#### Record extracts
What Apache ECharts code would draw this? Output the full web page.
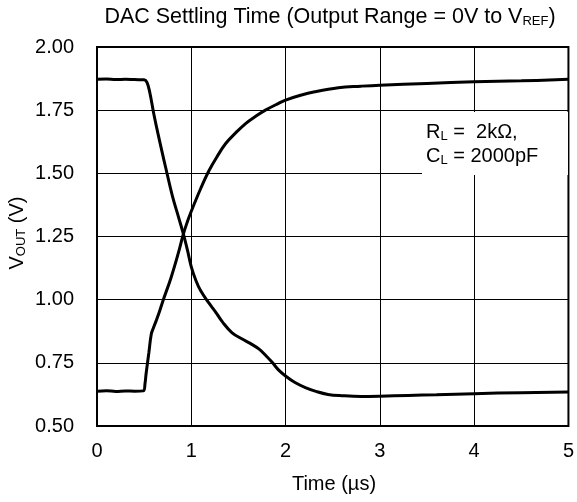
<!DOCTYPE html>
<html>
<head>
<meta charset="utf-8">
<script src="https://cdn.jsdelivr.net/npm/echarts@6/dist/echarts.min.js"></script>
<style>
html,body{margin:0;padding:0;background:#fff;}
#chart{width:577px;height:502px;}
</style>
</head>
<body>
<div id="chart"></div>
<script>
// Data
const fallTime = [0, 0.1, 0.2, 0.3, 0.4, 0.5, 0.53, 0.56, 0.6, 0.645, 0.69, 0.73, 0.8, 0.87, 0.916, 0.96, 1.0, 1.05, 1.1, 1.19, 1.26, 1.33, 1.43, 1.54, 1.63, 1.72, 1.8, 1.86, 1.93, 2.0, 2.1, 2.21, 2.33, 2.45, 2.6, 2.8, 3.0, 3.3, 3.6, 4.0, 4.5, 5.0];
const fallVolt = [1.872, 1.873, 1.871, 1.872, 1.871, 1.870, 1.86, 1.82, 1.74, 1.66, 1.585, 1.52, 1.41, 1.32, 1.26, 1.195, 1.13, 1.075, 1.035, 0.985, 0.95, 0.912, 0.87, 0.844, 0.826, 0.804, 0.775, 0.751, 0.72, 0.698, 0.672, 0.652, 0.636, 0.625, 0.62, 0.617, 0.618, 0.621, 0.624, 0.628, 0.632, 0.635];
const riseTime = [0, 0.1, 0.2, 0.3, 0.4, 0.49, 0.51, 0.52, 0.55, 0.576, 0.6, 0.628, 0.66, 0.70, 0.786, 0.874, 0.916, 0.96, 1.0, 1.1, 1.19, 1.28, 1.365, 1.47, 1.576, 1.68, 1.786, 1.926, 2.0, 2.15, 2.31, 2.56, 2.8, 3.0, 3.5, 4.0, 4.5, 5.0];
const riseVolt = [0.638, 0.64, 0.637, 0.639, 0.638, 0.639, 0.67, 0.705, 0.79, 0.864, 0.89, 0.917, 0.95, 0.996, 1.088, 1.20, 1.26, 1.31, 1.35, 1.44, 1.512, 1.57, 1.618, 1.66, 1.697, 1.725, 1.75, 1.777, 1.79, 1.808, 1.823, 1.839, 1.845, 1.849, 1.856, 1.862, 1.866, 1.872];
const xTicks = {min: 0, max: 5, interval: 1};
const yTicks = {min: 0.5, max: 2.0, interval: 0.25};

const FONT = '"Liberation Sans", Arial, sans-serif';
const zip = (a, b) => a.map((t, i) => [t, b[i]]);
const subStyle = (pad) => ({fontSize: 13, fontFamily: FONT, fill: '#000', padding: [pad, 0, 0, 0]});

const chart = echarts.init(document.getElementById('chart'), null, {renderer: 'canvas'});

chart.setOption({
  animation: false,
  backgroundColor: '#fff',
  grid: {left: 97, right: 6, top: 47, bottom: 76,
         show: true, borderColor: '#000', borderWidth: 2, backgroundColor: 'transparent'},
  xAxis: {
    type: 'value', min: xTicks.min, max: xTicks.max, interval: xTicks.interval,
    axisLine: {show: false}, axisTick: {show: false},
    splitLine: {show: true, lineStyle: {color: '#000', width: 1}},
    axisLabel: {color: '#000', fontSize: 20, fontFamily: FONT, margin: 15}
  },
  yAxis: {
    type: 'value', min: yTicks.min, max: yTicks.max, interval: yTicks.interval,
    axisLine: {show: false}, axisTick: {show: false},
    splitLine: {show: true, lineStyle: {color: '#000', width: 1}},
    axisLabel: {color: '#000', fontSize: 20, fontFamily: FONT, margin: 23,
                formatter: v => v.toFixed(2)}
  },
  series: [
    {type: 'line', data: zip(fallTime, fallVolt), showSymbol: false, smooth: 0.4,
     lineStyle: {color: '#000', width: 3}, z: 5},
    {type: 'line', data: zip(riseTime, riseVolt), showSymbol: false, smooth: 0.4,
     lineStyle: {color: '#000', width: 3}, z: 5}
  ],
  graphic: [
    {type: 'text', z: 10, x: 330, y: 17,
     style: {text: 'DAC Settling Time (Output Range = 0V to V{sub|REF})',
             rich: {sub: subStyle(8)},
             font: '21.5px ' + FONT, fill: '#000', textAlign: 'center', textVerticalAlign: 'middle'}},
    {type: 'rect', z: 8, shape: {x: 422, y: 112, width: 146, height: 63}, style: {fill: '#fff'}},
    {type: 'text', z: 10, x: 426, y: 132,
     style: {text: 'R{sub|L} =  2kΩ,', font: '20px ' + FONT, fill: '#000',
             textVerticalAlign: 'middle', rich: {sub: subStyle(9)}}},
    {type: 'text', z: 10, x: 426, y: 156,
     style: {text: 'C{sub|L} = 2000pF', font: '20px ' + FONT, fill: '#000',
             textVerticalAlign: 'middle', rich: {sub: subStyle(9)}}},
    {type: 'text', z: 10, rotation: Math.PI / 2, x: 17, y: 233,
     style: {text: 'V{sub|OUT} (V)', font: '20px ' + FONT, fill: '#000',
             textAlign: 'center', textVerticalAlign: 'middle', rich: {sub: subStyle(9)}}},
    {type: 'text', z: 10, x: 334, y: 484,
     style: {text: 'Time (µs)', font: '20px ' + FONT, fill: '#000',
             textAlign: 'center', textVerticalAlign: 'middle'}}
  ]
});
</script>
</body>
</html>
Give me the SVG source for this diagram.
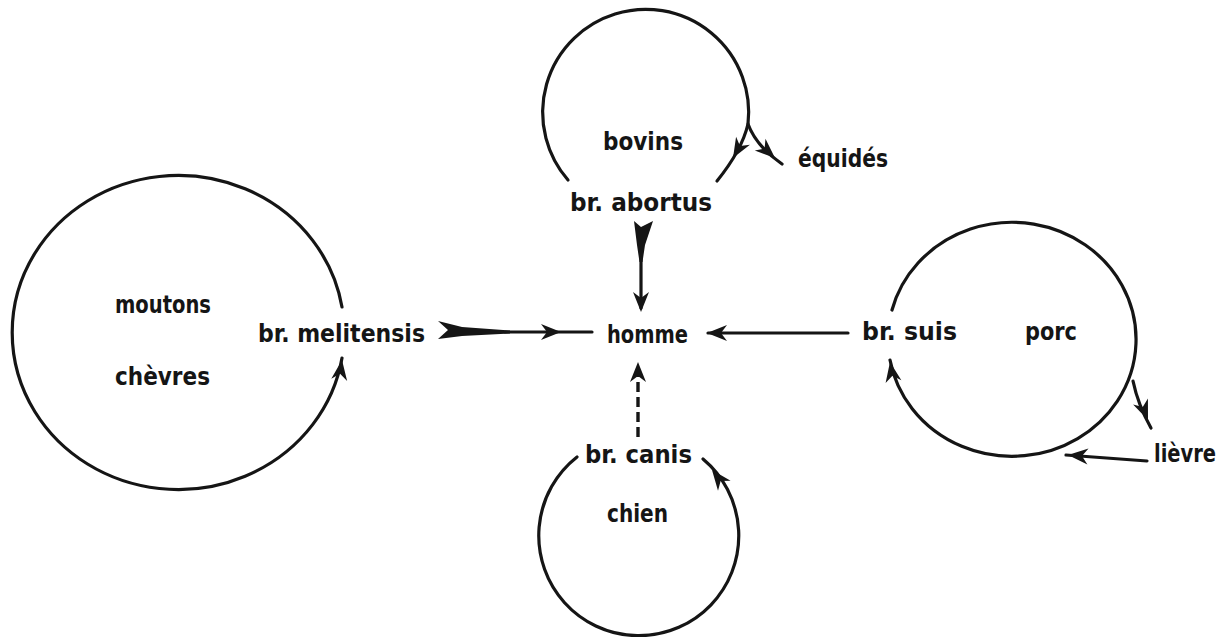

#### Description of the task
Write out the entries above verbatim; the pictures do not belong in your copy.

#### Response to the exercise
What Apache ECharts code would draw this? Output the full web page.
<!DOCTYPE html>
<html>
<head>
<meta charset="utf-8">
<script src="https://cdn.jsdelivr.net/npm/echarts@6/dist/echarts.min.js"></script>
<style>
html,body{margin:0;padding:0;background:#fff;}
#chart{width:577px;height:502px;}
</style>
</head>
<body>
<div id="chart"></div>
<script>
// Data
const fallTime = [0, 0.1, 0.2, 0.3, 0.4, 0.5, 0.53, 0.56, 0.6, 0.645, 0.69, 0.73, 0.8, 0.87, 0.916, 0.96, 1.0, 1.05, 1.1, 1.19, 1.26, 1.33, 1.43, 1.54, 1.63, 1.72, 1.8, 1.86, 1.93, 2.0, 2.1, 2.21, 2.33, 2.45, 2.6, 2.8, 3.0, 3.3, 3.6, 4.0, 4.5, 5.0];
const fallVolt = [1.872, 1.873, 1.871, 1.872, 1.871, 1.870, 1.86, 1.82, 1.74, 1.66, 1.585, 1.52, 1.41, 1.32, 1.26, 1.195, 1.13, 1.075, 1.035, 0.985, 0.95, 0.912, 0.87, 0.844, 0.826, 0.804, 0.775, 0.751, 0.72, 0.698, 0.672, 0.652, 0.636, 0.625, 0.62, 0.617, 0.618, 0.621, 0.624, 0.628, 0.632, 0.635];
const riseTime = [0, 0.1, 0.2, 0.3, 0.4, 0.49, 0.51, 0.52, 0.55, 0.576, 0.6, 0.628, 0.66, 0.70, 0.786, 0.874, 0.916, 0.96, 1.0, 1.1, 1.19, 1.28, 1.365, 1.47, 1.576, 1.68, 1.786, 1.926, 2.0, 2.15, 2.31, 2.56, 2.8, 3.0, 3.5, 4.0, 4.5, 5.0];
const riseVolt = [0.638, 0.64, 0.637, 0.639, 0.638, 0.639, 0.67, 0.705, 0.79, 0.864, 0.89, 0.917, 0.95, 0.996, 1.088, 1.20, 1.26, 1.31, 1.35, 1.44, 1.512, 1.57, 1.618, 1.66, 1.697, 1.725, 1.75, 1.777, 1.79, 1.808, 1.823, 1.839, 1.845, 1.849, 1.856, 1.862, 1.866, 1.872];
const xTicks = {min: 0, max: 5, interval: 1};
const yTicks = {min: 0.5, max: 2.0, interval: 0.25};

const FONT = '"Liberation Sans", Arial, sans-serif';
const zip = (a, b) => a.map((t, i) => [t, b[i]]);
const subStyle = (pad) => ({fontSize: 13, fontFamily: FONT, fill: '#000', padding: [pad, 0, 0, 0]});

const chart = echarts.init(document.getElementById('chart'), null, {renderer: 'canvas'});

chart.setOption({
  animation: false,
  backgroundColor: '#fff',
  grid: {left: 97, right: 6, top: 47, bottom: 76,
         show: true, borderColor: '#000', borderWidth: 2, backgroundColor: 'transparent'},
  xAxis: {
    type: 'value', min: xTicks.min, max: xTicks.max, interval: xTicks.interval,
    axisLine: {show: false}, axisTick: {show: false},
    splitLine: {show: true, lineStyle: {color: '#000', width: 1}},
    axisLabel: {color: '#000', fontSize: 20, fontFamily: FONT, margin: 15}
  },
  yAxis: {
    type: 'value', min: yTicks.min, max: yTicks.max, interval: yTicks.interval,
    axisLine: {show: false}, axisTick: {show: false},
    splitLine: {show: true, lineStyle: {color: '#000', width: 1}},
    axisLabel: {color: '#000', fontSize: 20, fontFamily: FONT, margin: 23,
                formatter: v => v.toFixed(2)}
  },
  series: [
    {type: 'line', data: zip(fallTime, fallVolt), showSymbol: false, smooth: 0.4,
     lineStyle: {color: '#000', width: 3}, z: 5},
    {type: 'line', data: zip(riseTime, riseVolt), showSymbol: false, smooth: 0.4,
     lineStyle: {color: '#000', width: 3}, z: 5}
  ],
  graphic: [
    {type: 'text', z: 10, x: 330, y: 17,
     style: {text: 'DAC Settling Time (Output Range = 0V to V{sub|REF})',
             rich: {sub: subStyle(8)},
             font: '21.5px ' + FONT, fill: '#000', textAlign: 'center', textVerticalAlign: 'middle'}},
    {type: 'rect', z: 8, shape: {x: 422, y: 112, width: 146, height: 63}, style: {fill: '#fff'}},
    {type: 'text', z: 10, x: 426, y: 132,
     style: {text: 'R{sub|L} =  2kΩ,', font: '20px ' + FONT, fill: '#000',
             textVerticalAlign: 'middle', rich: {sub: subStyle(9)}}},
    {type: 'text', z: 10, x: 426, y: 156,
     style: {text: 'C{sub|L} = 2000pF', font: '20px ' + FONT, fill: '#000',
             textVerticalAlign: 'middle', rich: {sub: subStyle(9)}}},
    {type: 'text', z: 10, rotation: Math.PI / 2, x: 17, y: 233,
     style: {text: 'V{sub|OUT} (V)', font: '20px ' + FONT, fill: '#000',
             textAlign: 'center', textVerticalAlign: 'middle', rich: {sub: subStyle(9)}}},
    {type: 'text', z: 10, x: 334, y: 484,
     style: {text: 'Time (µs)', font: '20px ' + FONT, fill: '#000',
             textAlign: 'center', textVerticalAlign: 'middle'}}
  ]
});
</script>
</body>
</html>
Give me the SVG source for this diagram.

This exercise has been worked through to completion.